Playground xyz, the leading attention measurement and optimisation platform (and a part of GumGum), today announced the results of a groundbreaking new study using its new Optimal Attention framework and its impact on real-world results.
Building on Playground’s metric of Attention Time (the length of time, in seconds, that an ad is directly looked at), Optimal Attention is defined as the minimum target Attention Time required to deliver sustained increases in brand outcomes. It aims to understand how the nature of attention varies across different digital ad campaigns, based on factors like brand market position, creative execution, and desired brand outcomes.
The new study, conducted by Playground xyz’s Lead Scientist Dr. Shannon Bosshard and Chief Scientist Dr. John Hawkins, analyzed behavioral eye-tracking data from approximately 20,000 participants exposed to 55 video ads that ran across Instagram, Facebook, TikTok, and YouTube. This was combined with a neuroscience analysis of 1,800 ads, to understand how consumer attention is shaped at both a conscious and subconscious level.
During the study, each participant was presented with a newsfeed featuring ads on a single social media platform and asked to use it as they usually would for a 3-5 minute period. Participants then completed a short survey on brand outcomes including awareness, recall, consideration, and purchase intent. Results were then interpreted in tandem with neuroscientific analysis.
Top insights from the study demonstrate that:
- Attention drives rapid upper and mid-funnel outcomes: Playground’s research shows that consumer awareness, recall, and consideration are all strongly influenced by core attention metrics. Increases in the majority of outcomes also occur quickly, with most seeing a lift prior to 10% of an ad having been watched.
- But Optimal Attention differs for each brand outcome: On average, it takes 1.4 seconds of consumer attention to drive a 10% lift in brand awareness at the top of the engagement funnel. For mid-funnel results, however, a longer attention threshold is required: 1.6 seconds for consideration and 3.9 seconds for prompted recall. The level of lift achieved also differs significantly per outcome.
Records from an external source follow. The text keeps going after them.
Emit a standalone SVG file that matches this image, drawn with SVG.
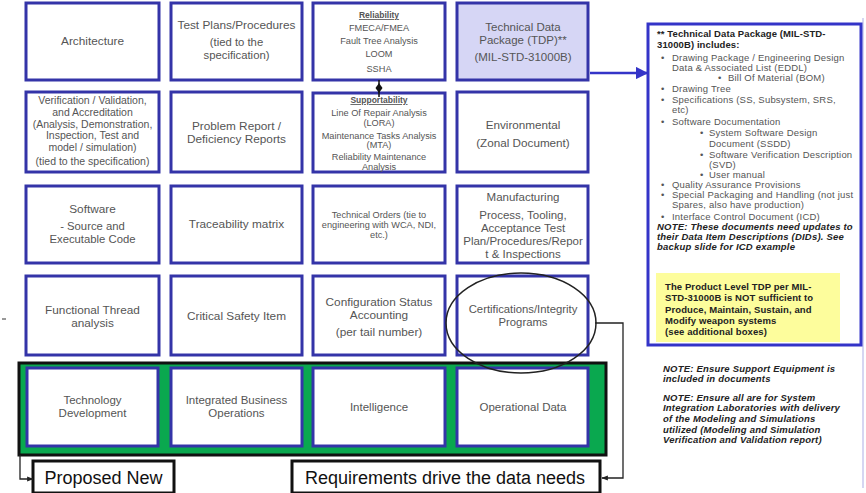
<svg xmlns="http://www.w3.org/2000/svg" width="866" height="493" viewBox="0 0 866 493">
<defs>
<style>
.box{fill:#fff;stroke:#3434a8;stroke-width:3}
.t{font-family:"Liberation Sans",Arial,sans-serif;fill:#555;text-anchor:middle}
.s11{font-size:11.8px}
.s10{font-size:11.5px}
.sv{font-size:10.5px}
.s8{font-size:9.2px}
.p{font-family:"Liberation Sans",Arial,sans-serif;font-size:9.5px;letter-spacing:0.2px;fill:#555}
.pb{font-family:"Liberation Sans",Arial,sans-serif;font-size:9.5px;letter-spacing:0.1px;fill:#222;font-weight:bold}
.pi{font-family:"Liberation Sans",Arial,sans-serif;font-size:9.5px;letter-spacing:0.2px;fill:#222;font-style:italic;font-weight:bold}
.big{font-family:"Liberation Sans",Arial,sans-serif;font-size:18px;fill:#111;text-anchor:middle}
.conn{fill:none;stroke:#222;stroke-width:1.3}
</style>
<marker id="ah" viewBox="0 0 10 10" refX="9" refY="5" markerWidth="5" markerHeight="5" orient="auto"><path d="M0,1 L10,5 L0,9 z" fill="#222"/></marker>
<marker id="ahb" viewBox="0 0 10 10" refX="9" refY="5" markerWidth="5" markerHeight="5" orient="auto"><path d="M0,0 L10,5 L0,10 z" fill="#3434c8"/></marker>
</defs>
<rect width="866" height="493" fill="#fff"/>
<line x1="863" y1="18" x2="863" y2="488" stroke="#c8c8ee" stroke-width="1.5"/>
<line x1="2" y1="319" x2="6" y2="319" stroke="#333" stroke-width="1"/>

<g id="green-band"><rect x="19" y="363" width="587" height="92" fill="#0aa84f" stroke="#111" stroke-width="3"/></g>

<g id="architecture"><rect class="box" x="26" y="3" width="133" height="77"/><text class="t s11" x="92.5" y="45">Architecture</text></g>
<g id="test-plans"><rect class="box" x="171" y="3" width="131" height="77"/><text class="t s11" x="236.5" y="29">Test Plans/Procedures</text><text class="t" font-size="11.3" x="236.5" y="46">(tied to the</text><text class="t" font-size="11.3" x="236.5" y="59">specification)</text></g>
<g id="reliability"><rect class="box" x="313" y="3" width="132" height="77"/>
<text class="t" font-size="8.5" x="379" y="18" font-weight="bold" fill="#333" text-decoration="underline">Reliability</text>
<text class="t s8" x="379" y="31">FMECA/FMEA</text><text class="t s8" x="379" y="44">Fault Tree Analysis</text><text class="t s8" x="379" y="57">LOOM</text><text class="t s8" x="379" y="72">SSHA</text></g>
<g id="tdp"><rect class="box" x="457" y="3" width="131" height="77" style="fill:#d6d6f5"/><text class="t" font-size="11.5" x="523" y="31">Technical Data</text><text class="t" font-size="11.5" x="523" y="44">Package (TDP)**</text><text class="t" font-size="11.5" x="523" y="61">(MIL-STD-31000B)</text></g>

<g id="vva"><rect class="box" x="26" y="92" width="133" height="80"/>
<text class="t sv" x="92.5" y="104">Verification / Validation,</text><text class="t sv" x="92.5" y="116">and Accreditation</text><text class="t sv" x="92.5" y="128">(Analysis, Demonstration,</text><text class="t sv" x="92.5" y="139">Inspection, Test and</text><text class="t sv" x="92.5" y="151">model / simulation)</text><text class="t sv" x="92.5" y="165">(tied to the specification)</text></g>
<g id="problem-report"><rect class="box" x="171" y="92" width="131" height="80"/><text class="t s11" x="236.5" y="130">Problem Report /</text><text class="t s11" x="236.5" y="143">Deficiency Reports</text></g>
<g id="supportability"><rect class="box" x="313" y="93" width="132" height="79"/>
<text class="t" font-size="8.5" x="379" y="103" font-weight="bold" fill="#333" text-decoration="underline">Supportability</text>
<text class="t s8" x="379" y="116">Line Of Repair Analysis</text><text class="t s8" x="379" y="126">(LORA)</text><text class="t s8" x="379" y="139">Maintenance Tasks Analysis</text><text class="t s8" x="379" y="148">(MTA)</text><text class="t s8" x="379" y="160">Reliability Maintenance</text><text class="t s8" x="379" y="170">Analysis</text></g>
<g id="environmental"><rect class="box" x="457" y="92" width="131" height="80"/><text class="t" font-size="11.7" x="523" y="129">Environmental</text><text class="t" font-size="11.7" x="523" y="147">(Zonal Document)</text></g>

<g id="software"><rect class="box" x="26" y="186" width="133" height="77"/><text class="t s11" x="92.5" y="213">Software</text><text class="t" font-size="11.3" x="92.5" y="230">- Source and</text><text class="t" font-size="11.3" x="92.5" y="243">Executable Code</text></g>
<g id="traceability"><rect class="box" x="171" y="186" width="131" height="77"/><text class="t s11" x="236.5" y="228">Traceability matrix</text></g>
<g id="technical-orders"><rect class="box" x="313" y="186" width="132" height="77"/><text class="t s8" x="379" y="218">Technical Orders (tie to</text><text class="t s8" x="379" y="228">engineering with WCA, NDI,</text><text class="t s8" x="379" y="238">etc.)</text></g>
<g id="manufacturing"><rect class="box" x="457" y="186" width="131" height="77"/><text class="t" font-size="11.5" x="523" y="201">Manufacturing</text><text class="t" font-size="11.5" x="523" y="219">Process, Tooling,</text><text class="t" font-size="11.5" x="523" y="232">Acceptance Test</text><text class="t" font-size="11.5" x="523" y="245">Plan/Procedures/Repor</text><text class="t" font-size="11.5" x="523" y="258">t &amp; Inspections</text></g>

<g id="functional-thread"><rect class="box" x="26" y="276" width="133" height="79"/><text class="t s11" x="92.5" y="314">Functional Thread</text><text class="t s11" x="92.5" y="327">analysis</text></g>
<g id="critical-safety"><rect class="box" x="171" y="276" width="131" height="79"/><text class="t s11" x="236.5" y="320">Critical Safety Item</text></g>
<g id="config-status"><rect class="box" x="313" y="276" width="132" height="79"/><text class="t s11" x="379" y="306">Configuration Status</text><text class="t s11" x="379" y="319">Accounting</text><text class="t s11" x="379" y="336">(per tail number)</text></g>
<g id="certifications"><rect class="box" x="457" y="276" width="131" height="79"/><text class="t" font-size="11.3" x="523" y="313">Certifications/Integrity</text><text class="t" font-size="11.3" x="523" y="326">Programs</text></g>

<g id="technology-development"><rect class="box" x="27" y="368" width="131" height="78"/><text class="t s10" x="92.5" y="404">Technology</text><text class="t s10" x="92.5" y="417">Development</text></g>
<g id="integrated-business"><rect class="box" x="171" y="368" width="131" height="78"/><text class="t s10" x="236.5" y="404">Integrated Business</text><text class="t s10" x="236.5" y="417">Operations</text></g>
<g id="intelligence"><rect class="box" x="313" y="368" width="132" height="78"/><text class="t s10" x="379" y="411">Intelligence</text></g>
<g id="operational-data"><rect class="box" x="457" y="368" width="131" height="78"/><text class="t s10" x="523" y="411">Operational Data</text></g>

<g id="proposed-new"><rect x="33" y="461" width="141" height="32" fill="#fff" stroke="#111" stroke-width="3"/><text class="big" x="103.5" y="484">Proposed New</text></g>
<g id="requirements"><rect x="292" y="461" width="308" height="32" fill="#fff" stroke="#111" stroke-width="3"/><text class="big" x="445" y="484">Requirements drive the data needs</text></g>

<g id="tdp-panel">
<rect x="648" y="24" width="213" height="321" fill="#fff" stroke="#3434c8" stroke-width="3"/>
<text class="pb" x="657" y="37">** Technical Data Package (MIL-STD-</text>
<text class="pb" x="657" y="48">31000B) includes:</text>
<text class="p" x="661" y="61">•</text><text class="p" x="672" y="61">Drawing Package / Engineering Design</text>
<text class="p" x="672" y="71">Data &amp; Associated List (EDDL)</text>
<text class="p" x="718" y="81">•</text><text class="p" x="728" y="81">Bill Of Material (BOM)</text>
<text class="p" x="661" y="92">•</text><text class="p" x="672" y="92">Drawing Tree</text>
<text class="p" x="661" y="103">•</text><text class="p" x="672" y="103">Specifications (SS, Subsystem, SRS,</text>
<text class="p" x="672" y="113">etc)</text>
<text class="p" x="661" y="125">•</text><text class="p" x="672" y="125">Software Documentation</text>
<text class="p" x="700" y="136">•</text><text class="p" x="709" y="136">System Software Design</text>
<text class="p" x="709" y="147">Document (SSDD)</text>
<text class="p" x="700" y="158">•</text><text class="p" x="709" y="158">Software Verification Description</text>
<text class="p" x="709" y="168">(SVD)</text>
<text class="p" x="700" y="178">•</text><text class="p" x="709" y="178">User manual</text>
<text class="p" x="661" y="188">•</text><text class="p" x="672" y="188">Quality Assurance Provisions</text>
<text class="p" x="661" y="198">•</text><text class="p" x="672" y="198">Special Packaging and Handling (not just</text>
<text class="p" x="672" y="208">Spares, also have production)</text>
<text class="p" x="661" y="220">•</text><text class="p" x="672" y="220">Interface Control Document (ICD)</text>
<text class="pi" x="657" y="230">NOTE: These documents need updates to</text>
<text class="pi" x="657" y="240">their Data Item Descriptions (DIDs).  See</text>
<text class="pi" x="657" y="250">backup slide for ICD example</text>
<rect x="656" y="273" width="184" height="69" fill="#fdfd9c"/>
<text class="pb" x="665" y="290">The Product Level TDP per MIL-</text>
<text class="pb" x="665" y="301">STD-31000B is NOT sufficient to</text>
<text class="pb" x="665" y="313">Produce, Maintain, Sustain, and</text>
<text class="pb" x="665" y="324">Modify weapon systems</text>
<text class="pb" x="665" y="335">(see additional boxes)</text>
</g>

<g id="notes">
<text class="pi" x="663" y="372">NOTE: Ensure Support Equipment is</text>
<text class="pi" x="663" y="382">included in documents</text>
<text class="pi" x="663" y="401">NOTE: Ensure all are for System</text>
<text class="pi" x="663" y="411">Integration Laboratories with delivery</text>
<text class="pi" x="663" y="422">of the Modeling and Simulations</text>
<text class="pi" x="663" y="433">utilized (Modeling and Simulation</text>
<text class="pi" x="663" y="443">Verification and Validation report)</text>
</g>

<g id="connectors">
<ellipse cx="521" cy="323" rx="75" ry="50" fill="none" stroke="#222" stroke-width="1.5"/>
<path class="conn" d="M595,323 H623 V478 H602" marker-end="url(#ah)"/>
<path class="conn" d="M20,455 V479 H33" marker-end="url(#ah)"/>
<path d="M590,73 H647" fill="none" stroke="#3434c8" stroke-width="2.5" marker-end="url(#ahb)"/>
<line x1="379" y1="80" x2="379" y2="97" stroke="#111" stroke-width="1.5"/>
<path d="M379,83 L382.5,88 L379,93 L375.5,88 z" fill="#111"/>
</g>
</svg>
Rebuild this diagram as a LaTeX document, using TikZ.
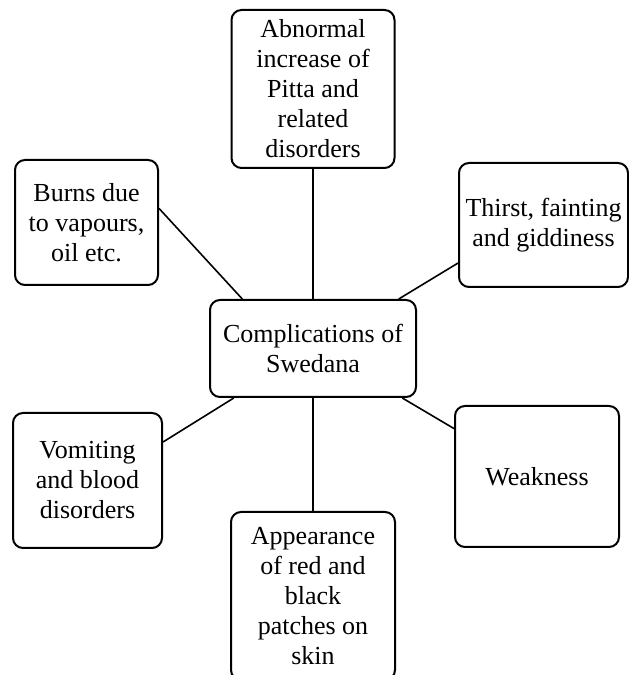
\documentclass[tikz,border=0pt]{standalone}
\usepackage{fontspec}
\setmainfont{Liberation Serif}
\usetikzlibrary{positioning}

\begin{document}
\begin{tikzpicture}[x=0.5pt, y=0.5pt, every node/.style={font=\fontsize{13}{15}\selectfont},
  box/.style={draw, line width=1pt, rounded corners=5pt, align=center, inner sep=2pt},
  link/.style={line width=0.8pt}]
\useasboundingbox (0,0) rectangle (628,675);
\node[box, minimum width=103pt, minimum height=48.5pt] (swed) at (313,326.5) {Complications of\\Swedana};
\node[box, minimum width=81.5pt, minimum height=79pt] (pitta) at (313,586) {Abnormal\\increase of\\Pitta and\\related\\disorders};
\node[box, minimum width=71.5pt, minimum height=62.5pt] (burns) at (86.5,452.5) {Burns due\\to vapours,\\oil etc.};
\node[box, minimum width=84.5pt, minimum height=62pt] (thirst) at (543.5,450) {Thirst, fainting\\and giddiness};
\node[box, minimum width=74.5pt, minimum height=67.5pt] (vomit) at (87.5,194.5) {Vomiting\\and blood\\disorders};
\node[box, minimum width=82pt, minimum height=70.5pt] (weak) at (537,198.5) {Weakness};
\node[box, minimum width=82pt, minimum height=84pt] (patch) at (313,79) {Appearance\\of red and\\black\\patches on\\skin};
\draw[link] (pitta.south) -- (swed.north); \draw[link] (burns.11) -- (swed.145); \draw[link] (thirst.204) -- (swed.30);
\draw[link] (vomit.27) -- (swed.212); \draw[link] (weak.150) -- (swed.331); \draw[link] (swed.south) -- (patch.north);
\end{tikzpicture}
\end{document}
The takeaway for brands here is that attention plays an integral role in moving consumers toward a purchase – but not all attentive seconds are created equally. The Optimal Attention threshold can help define how much attention is needed, depending on the target outcome and whether a campaign is targeting upper, mid, or lower-funnel results.
- Creative execution is the primary driver of Optimal Attention: A brand’s ability to drive changes in consumer behavior is directly related to how strong its creative messaging is.
In a massive 94% of ads analyzed in the Playground study, the thresholds for Optimal Attention were notably different depending on what creative was used – versus the platform that content appeared on (Instagram, Facebook, TikTok or YouTube), which had less impact on performance. Ultimately, the way attention is paid to a specific creative – rather than the ad environment – is what determines the lift in specific brand outcomes.
- Neuroscience reinforces the power of the creative: Unlike traditional methods, neuroimaging doesn’t rely on conscious responses – it measures the brain’s activity as consumers encounter advertising. And in Playground’s study, brain activity data supports the pivotal role of brand creative. Results from over 150 lab sessions indicate that creative content significantly influences memory encoding; which, in turn, impacts critical marketing goals such as brand loyalty and sales.
- Brand size matters: Larger brands with a baseline awareness above 75% are almost 1.5 times more likely to get lift with an Optimal Attention threshold of below 2 seconds. They’re also almost twice as likely to have an Optimal Attention threshold below 1 second. This is probably the consequence of pre-existing brand recognition and the use of distinctive assets (e.g. strong visuals, unique colors or audio jingles). Both of these require less attention to “jog” the mind of the consumer, triggering strong responses.
“Our new dataset is the best evidence we have, to date, that explicitly shows that different brand outcomes and creative executions ‘convert’ attention differently,” explains Rob Hall. “Brands can be empowered to craft more impactful campaigns by understanding how exactly attention affects customers at different stages of the marketing funnel. This, along with greater investment in strong creative development, can powerfully influence specific consumer behaviors, and help amplify measurable results.”